Vendor Analysis
published on Oct 23, 2013
Report Overview:
T-Systems is the second largest IT services vendor headquartered in Europe. The company had revenues of ~€10.0bn (~$13bn) in 2012. It has H1 2013 revenues of ~€4.9bn.
Who is this Report for:
NelsonHall's Virtual Desktop Vendor Assessment for T-Systems is a comprehensive assessment of T-Systems' virtual desktop offerings and BYOD and capabilities designed for:
- Sourcing managers monitoring the capabilities of existing suppliers and identifying vendor suitability for IT services, end-user computing services and virtual desktop technology and BYOD services
- Vendor marketing, sales and business managers looking to benchmark themselves against their peers
- Financial analysts and investors specializing in the IT services sector.
Scope of this Report:
The report provides a comprehensive and objective analysis of T-Systems' virtual desktop and BYOD offerings, capabilities, and market and financial strength, including:
- Analysis of the company's offerings and key service components
- Revenue estimates
- Identification of the company's strategy, emphasis and new developments
- Analysis of the profile of the company's customer base including the company's targeting strategy and examples of current contracts
- Analysis of the company's strengths, weaknesses and outlook.

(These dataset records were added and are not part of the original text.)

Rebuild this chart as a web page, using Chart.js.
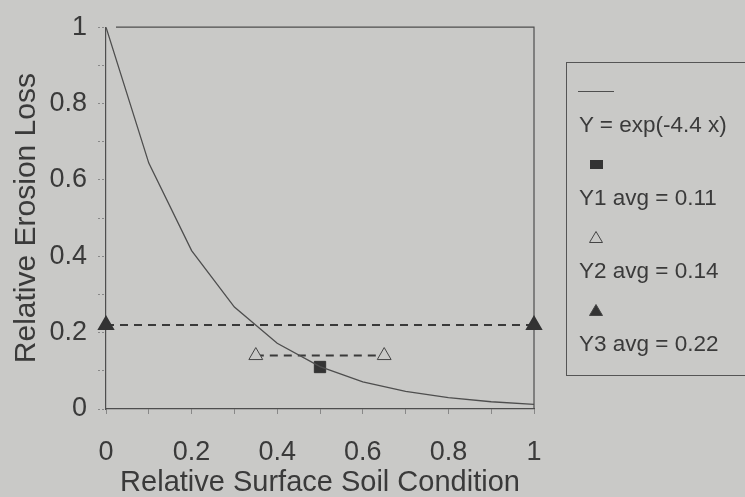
<!DOCTYPE html>
<html>
<head>
<meta charset="utf-8">
<script src="https://cdn.jsdelivr.net/npm/chart.js@4.4.0/dist/chart.umd.min.js"></script>
<style>
  body { margin: 0; background: #c9c9c7; font-family: "Liberation Sans", Arial, sans-serif; }
  #wrap { position: relative; width: 745px; height: 497px; overflow: hidden; }
  #legend { position: absolute; left: 566px; top: 62px; width: 200px; height: 314px; border: 1px solid #555; box-sizing: border-box; padding-top: 17px; }
  .sym { height: 22px; width: 36px; margin-left: 11px; display: flex; align-items: center; justify-content: center; }
  .txt { height: 26px; line-height: 26px; margin: 10px 0 15px 12px; font-size: 22.5px; color: #3a3a3a; white-space: nowrap; }
</style>
</head>
<body>
<div id="wrap">
  <canvas id="grafica" width="745" height="497"></canvas>
  <div id="legend"></div>
</div>
<script>
// curve Y = exp(-4.4 x), read at steps of 0.1
var curvaX = [0, 0.1, 0.2, 0.3, 0.4, 0.5, 0.6, 0.7, 0.8, 0.9, 1];
var curvaY = [1, 0.644, 0.415, 0.267, 0.172, 0.111, 0.071, 0.046, 0.030, 0.019, 0.012];
var y1X = [0.5];
var y1Y = [0.11];
var y2X = [0.35, 0.65];
var y2Y = [0.14, 0.14];
var y3X = [0, 1];
var y3Y = [0.22, 0.22];
var etiquetas = ['Y = exp(-4.4 x)', 'Y1 avg = 0.11', 'Y2 avg = 0.14', 'Y3 avg = 0.22'];

function puntos(xs, ys) {
    return xs.map(function (x, i) { return { x: x, y: ys[i] }; });
}

var fondo = '#c9c9c7';
var tinta = '#3a3a3a';
var linea = '#4e4e4e';

// top and right frame of the plot
const marco = {
    id: 'marco',
    beforeDatasetsDraw(chart) {
        const a = chart.chartArea;
        const c = chart.ctx;
        c.save();
        c.strokeStyle = linea;
        c.lineWidth = 1.2;
        c.beginPath();
        c.moveTo(a.left + 10, a.top);
        c.lineTo(a.right, a.top);
        c.lineTo(a.right, a.bottom);
        c.stroke();
        c.restore();
    }
};

function etiquetaTick(v) {
    var d = Math.round(v * 10);
    if (d % 2 !== 0) return '';
    return String(d / 10);
}

const ctx = document.getElementById('grafica');
const grafica = new Chart(ctx, {
    type: 'scatter',
    data: {
        datasets: [{
            label: etiquetas[0],
            data: puntos(curvaX, curvaY),
            showLine: true,
            borderColor: linea,
            borderWidth: 1.3,
            pointRadius: 0,
            tension: 0,
            simbolo: 'linea'
        }, {
            label: etiquetas[1],
            data: puntos(y1X, y1Y),
            pointStyle: 'rect',
            pointRadius: 8,
            backgroundColor: '#333',
            borderColor: '#333',
            borderWidth: 1,
            simbolo: 'cuadro'
        }, {
            label: etiquetas[2],
            data: puntos(y2X, y2Y),
            showLine: true,
            borderColor: '#3a3a3a',
            borderWidth: 2,
            borderDash: [8, 6],
            pointStyle: 'triangle',
            pointRadius: 8,
            pointBackgroundColor: fondo,
            pointBorderColor: '#444',
            pointBorderWidth: 1,
            clip: false,
            simbolo: 'hueco'
        }, {
            label: etiquetas[3],
            data: puntos(y3X, y3Y),
            showLine: true,
            borderColor: '#3a3a3a',
            borderWidth: 2,
            borderDash: [8, 6],
            pointStyle: 'triangle',
            pointRadius: 8,
            pointBackgroundColor: '#333',
            pointBorderColor: '#333',
            clip: false,
            simbolo: 'lleno'
        }]
    },
    options: {
        responsive: false,
        animation: false,
        layout: { padding: { top: 24, right: 211, left: 0, bottom: 0 } },
        plugins: { legend: { display: false }, tooltip: { enabled: false } },
        scales: {
            x: {
                type: 'linear',
                min: 0,
                max: 1,
                afterFit: function (s) { s.height = 88; },
                border: { display: true, color: linea, width: 1.2 },
                grid: { drawOnChartArea: false, drawTicks: true, tickLength: 5, color: '#888' },
                ticks: { stepSize: 0.1, autoSkip: false, maxRotation: 0, padding: 22, color: tinta,
                         font: { family: 'Liberation Sans', size: 27 }, callback: etiquetaTick },
                title: { display: true, text: 'Relative Surface Soil Condition', color: tinta,
                         font: { family: 'Liberation Sans', size: 29, lineHeight: 1 }, padding: { top: 0, bottom: 0 } }
            },
            y: {
                min: 0,
                max: 1,
                afterFit: function (s) { s.width = 106; },
                border: { display: true, color: linea, width: 1.2 },
                grid: { drawOnChartArea: false, drawTicks: true, tickLength: 8, color: '#888', tickBorderDash: [2, 2] },
                ticks: { stepSize: 0.1, autoSkip: false, padding: 11, color: tinta,
                         font: { family: 'Liberation Sans', size: 27 }, callback: etiquetaTick },
                title: { display: true, text: 'Relative Erosion Loss', color: tinta,
                         font: { family: 'Liberation Sans', size: 30 }, padding: { top: 9, bottom: 0 } }
            }
        }
    },
    plugins: [marco]
});

// legend: symbol above its label, as in the original
function simboloHTML(tipo) {
    if (tipo === 'linea') return '<div style="width:37px;border-top:1.3px solid ' + linea + '"></div>';
    if (tipo === 'cuadro') return '<div style="width:13px;height:9px;background:#333"></div>';
    var relleno = tipo === 'lleno' ? '#333' : 'none';
    return '<svg width="16" height="14"><polygon points="8,1.5 14.5,12.5 1.5,12.5" fill="' + relleno +
        '" stroke="#444" stroke-width="1"/></svg>';
}

var caja = document.getElementById('legend');
grafica.data.datasets.forEach(function (ds) {
    caja.innerHTML += '<div class="sym">' + simboloHTML(ds.simbolo) + '</div><div class="txt">' + ds.label + '</div>';
});
</script>
</body>
</html>
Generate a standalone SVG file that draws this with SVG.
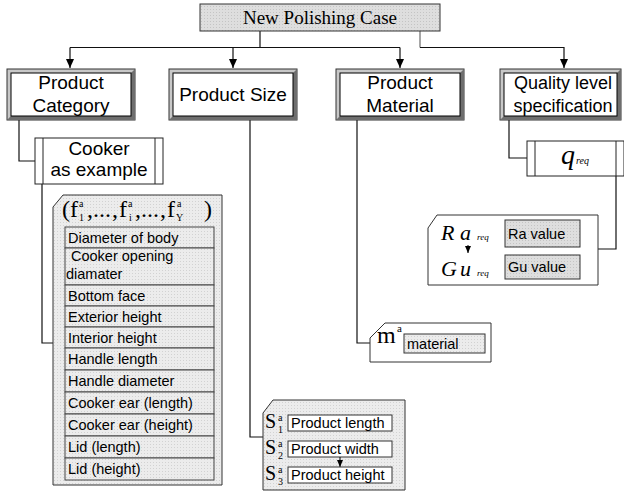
<svg xmlns="http://www.w3.org/2000/svg" width="624" height="495" viewBox="0 0 624 495">
<defs>
<pattern id="dots" width="3" height="3" patternUnits="userSpaceOnUse"><rect width="3" height="3" fill="#ececec"/><rect width="1" height="1" fill="#d2d2d2"/></pattern>
<pattern id="dots2" width="3" height="3" patternUnits="userSpaceOnUse"><rect width="3" height="3" fill="#dedede"/><rect width="1" height="1" fill="#c4c4c4"/></pattern>
<marker id="arr" markerWidth="8" markerHeight="9" refX="4" refY="9" orient="0" markerUnits="userSpaceOnUse"><path d="M0,0 L8,0 L4,9 z" fill="#000"/></marker>
<marker id="arrs" markerWidth="6" markerHeight="7" refX="3" refY="7" orient="0" markerUnits="userSpaceOnUse"><path d="M0,0 L6,0 L3,7 z" fill="#000"/></marker>
</defs>
<style>
.sans{font-family:"Liberation Sans",Arial,sans-serif;fill:#000}
.serif{font-family:"Liberation Serif","Times New Roman",serif;fill:#000}
.hdr{font-size:19px;text-anchor:middle}
.row{font-size:14.5px}
.outer{fill:#c8c8c8;stroke:#333;stroke-width:1}
.dark{fill:#6e6e6e}
.inner{fill:#fff;stroke:#000;stroke-width:1}
.ln{fill:none;stroke:#111;stroke-width:1.2}
.cell{fill:url(#dots);stroke:#444;stroke-width:1}
.note{stroke:#333;stroke-width:1}
.f{font-size:24px}
.s{font-size:10px}
</style>

<g id="connectors">
<path class="ln" d="M260,31 V47.5"/>
<path class="ln" d="M70,47.5 H400"/>
<path class="ln" d="M70,47.5 V68" marker-end="url(#arr)"/>
<path class="ln" d="M233,47.5 V68" marker-end="url(#arr)"/>
<path class="ln" d="M400,47.5 V68" marker-end="url(#arr)"/>
<path d="M420,31 V47.5" fill="none" stroke="#888" stroke-width="1.5"/>
<path class="ln" d="M420,47.5 H564 V68" marker-end="url(#arr)"/>
<path class="ln" d="M19,120 V161 H35"/>
<path class="ln" d="M42,184 V343 H53"/>
<path class="ln" d="M250,120 V437 H263"/>
<path class="ln" d="M357,120 V343 H370"/>
<path class="ln" d="M509,120 V158 H527"/>
<path class="ln" d="M616,176 V249 H598"/>
</g>

<g id="root">
<rect x="200" y="4" width="240" height="27" fill="url(#dots2)" stroke="#333"/>
<text class="serif" x="320" y="24" font-size="19" text-anchor="middle">New Polishing Case</text>
</g>

<g id="category">
<rect class="outer" x="7" y="69" width="128" height="51"/>
<polygon class="dark" points="135,69 135,120 7,120 11,116 131,116 131,73"/>
<rect class="inner" x="11" y="73" width="120" height="43"/>
<text class="sans hdr" x="71" y="89">Product</text>
<text class="sans hdr" x="71" y="112">Category</text>
</g>

<g id="size">
<rect class="outer" x="169" y="69" width="128" height="51"/>
<polygon class="dark" points="297,69 297,120 169,120 173,116 293,116 293,73"/>
<rect class="inner" x="173" y="73" width="120" height="43"/>
<text class="sans hdr" x="233" y="101">Product Size</text>
</g>

<g id="material">
<rect class="outer" x="336" y="69" width="128" height="51"/>
<polygon class="dark" points="464,69 464,120 336,120 340,116 460,116 460,73"/>
<rect class="inner" x="340" y="73" width="120" height="43"/>
<text class="sans hdr" x="400" y="89">Product</text>
<text class="sans hdr" x="400" y="112">Material</text>
</g>

<g id="quality">
<rect class="outer" x="500" y="69" width="121" height="51"/>
<polygon class="dark" points="621,69 621,120 500,120 504,116 617,116 617,73"/>
<rect class="inner" x="504" y="73" width="113" height="43"/>
<text class="sans" font-size="18" text-anchor="middle" x="563" y="89">Quality level</text>
<text class="sans" font-size="18" text-anchor="middle" x="563" y="112">specification</text>
</g>

<g id="cooker">
<rect x="35" y="138" width="128" height="46" fill="#fff" stroke="#222"/>
<path d="M43,138 V184 M155,138 V184" stroke="#222" fill="none"/>
<text class="sans hdr" x="99" y="155">Cooker</text>
<text class="sans hdr" x="99" y="176">as example</text>
</g>

<g id="features">
<polygon class="note" points="53,207 63,195 222,195 222,485 53,485" fill="url(#dots)"/>
<text class="serif f" x="62" y="217">(</text>
<text class="serif f" x="70" y="217">f</text>
<text class="serif s" x="79" y="207">a</text>
<text class="serif s" x="79" y="221">1</text>
<text class="serif f" x="87" y="217">,</text>
<text class="serif f" x="93" y="217">.</text>
<text class="serif f" x="99" y="217">.</text>
<text class="serif f" x="105" y="217">.</text>
<text class="serif f" x="112" y="217">,</text>
<text class="serif f" x="119" y="217">f</text>
<text class="serif s" x="128" y="207">a</text>
<text class="serif s" x="129" y="221">i</text>
<text class="serif f" x="135" y="217">,</text>
<text class="serif f" x="141" y="217">.</text>
<text class="serif f" x="147" y="217">.</text>
<text class="serif f" x="153" y="217">.</text>
<text class="serif f" x="160" y="217">,</text>
<text class="serif f" x="167" y="217">f</text>
<text class="serif s" x="177" y="207">a</text>
<text class="serif s" x="176" y="221">Y</text>
<text class="serif f" x="204" y="217">)</text>
<rect class="cell" x="65" y="227" width="149" height="21"/>
<rect class="cell" x="65" y="248" width="149" height="37"/>
<rect class="cell" x="65" y="285" width="149" height="21"/>
<rect class="cell" x="65" y="306" width="149" height="21"/>
<rect class="cell" x="65" y="327" width="149" height="21"/>
<rect class="cell" x="65" y="348" width="149" height="22"/>
<rect class="cell" x="65" y="370" width="149" height="22"/>
<rect class="cell" x="65" y="392" width="149" height="22"/>
<rect class="cell" x="65" y="414" width="149" height="22"/>
<rect class="cell" x="65" y="436" width="149" height="22"/>
<rect class="cell" x="65" y="458" width="149" height="22"/>
<text class="sans row" x="68" y="243">Diameter of body</text>
<text class="sans row" x="71" y="261">Cooker opening</text>
<text class="sans row" x="66" y="279">diamater</text>
<text class="sans row" x="68" y="301">Bottom face</text>
<text class="sans row" x="68" y="322">Exterior height</text>
<text class="sans row" x="68" y="343">Interior height</text>
<text class="sans row" x="68" y="364">Handle length</text>
<text class="sans row" x="68" y="386">Handle diameter</text>
<text class="sans row" x="68" y="408">Cooker ear (length)</text>
<text class="sans row" x="68" y="430">Cooker ear (height)</text>
<text class="sans row" x="68" y="452">Lid (length)</text>
<text class="sans row" x="68" y="474">Lid (height)</text>
</g>

<g id="size-detail">
<polygon class="note" points="263,413 273,400 405,400 405,490 263,490" fill="url(#dots)"/>
<text class="serif" font-size="20" x="265" y="428">S</text>
<text class="serif s" x="278" y="421">a</text>
<text class="serif s" x="278" y="433">1</text>
<rect x="288" y="415" width="104" height="16" fill="#fff" stroke="#333"/>
<text class="sans row" x="291" y="428">Product length</text>
<text class="serif" font-size="20" x="265" y="454">S</text>
<text class="serif s" x="278" y="447">a</text>
<text class="serif s" x="278" y="459">2</text>
<rect x="288" y="441" width="104" height="16" fill="#fff" stroke="#333"/>
<text class="sans row" x="291" y="454">Product width</text>
<path d="M340,457 V467" stroke="#000" marker-end="url(#arrs)"/>
<text class="serif" font-size="20" x="265" y="480">S</text>
<text class="serif s" x="278" y="473">a</text>
<text class="serif s" x="278" y="485">3</text>
<rect x="288" y="467" width="104" height="16" fill="#fff" stroke="#333"/>
<text class="sans row" x="291" y="480">Product height</text>
</g>

<g id="material-detail">
<polygon class="note" points="370,338 385,323 491,323 491,362 370,362" fill="#fff"/>
<text class="serif" font-size="24" x="377" y="343">m</text>
<text class="serif" font-size="11" x="397" y="332">a</text>
<rect x="404" y="334" width="81" height="19" fill="url(#dots)" stroke="#333"/>
<text class="sans row" x="407" y="349">material</text>
</g>

<g id="q-req">
<rect x="527" y="141" width="97" height="35" fill="#fff" stroke="#222"/>
<path d="M535,141 V176 M616,141 V176" stroke="#222" fill="none"/>
<text class="serif" font-size="28" font-style="italic" x="561" y="164">q</text>
<text class="serif" font-size="10" font-style="italic" x="576" y="164">req</text>
</g>

<g id="ra-gu">
<polygon class="note" points="428,228 437,215 598,215 598,285 428,285" fill="#fff"/>
<text class="serif" font-size="22" font-style="italic" x="441" y="240">R</text>
<text class="serif" font-size="22" font-style="italic" x="460" y="240">a</text>
<text class="serif" font-size="9" font-style="italic" x="477" y="240">req</text>
<path d="M468,245 V253" stroke="#000" marker-end="url(#arrs)"/>
<text class="serif" font-size="22" font-style="italic" x="441" y="276">G</text>
<text class="serif" font-size="22" font-style="italic" x="460" y="276">u</text>
<text class="serif" font-size="9" font-style="italic" x="477" y="276">req</text>
<rect x="505" y="220" width="75" height="27" fill="url(#dots2)" stroke="#333"/>
<text class="sans row" x="508" y="239">Ra value</text>
<rect x="505" y="255" width="75" height="24" fill="url(#dots2)" stroke="#333"/>
<text class="sans row" x="508" y="272">Gu value</text>
</g>
</svg>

Key Findings & Highlights:
T-Systems is a very significant desktop services vendor: the company services 1.21m desktops to external clients. The company targets desktop services opportunities both in desktop-centric discrete contracts and also within wider-scope IT infrastructure contracts that encompass both desktop and datacenter services.
In 2013, T-Systems has introduced a new desktop service offering, named Future Workplace (FW). The launch of Future Workplace is part of a strategy by T-Systems to revamp its service portfolio. T-Systems aims Future Workplace to address client focus on application and data access, provide discrete managed services as opposed to an end-to-end service, adapt to consumerization of IT and address offline and online access conditions.
In the past, T-Systems had already developed virtual desktop service offerings, based on sever-based computing and VDI technologies around Citrix technologies. The company therefore already had a number of service blocks to address its client.
With Future Workplace, T-Systems has stressed the emphasis on:
- Lowering the TCO of its hardware and service offering, in order to drive adoption
- Expanding its service offering from a pure virtual desktop to include application services e.g. prepare applications to enterprise mobility.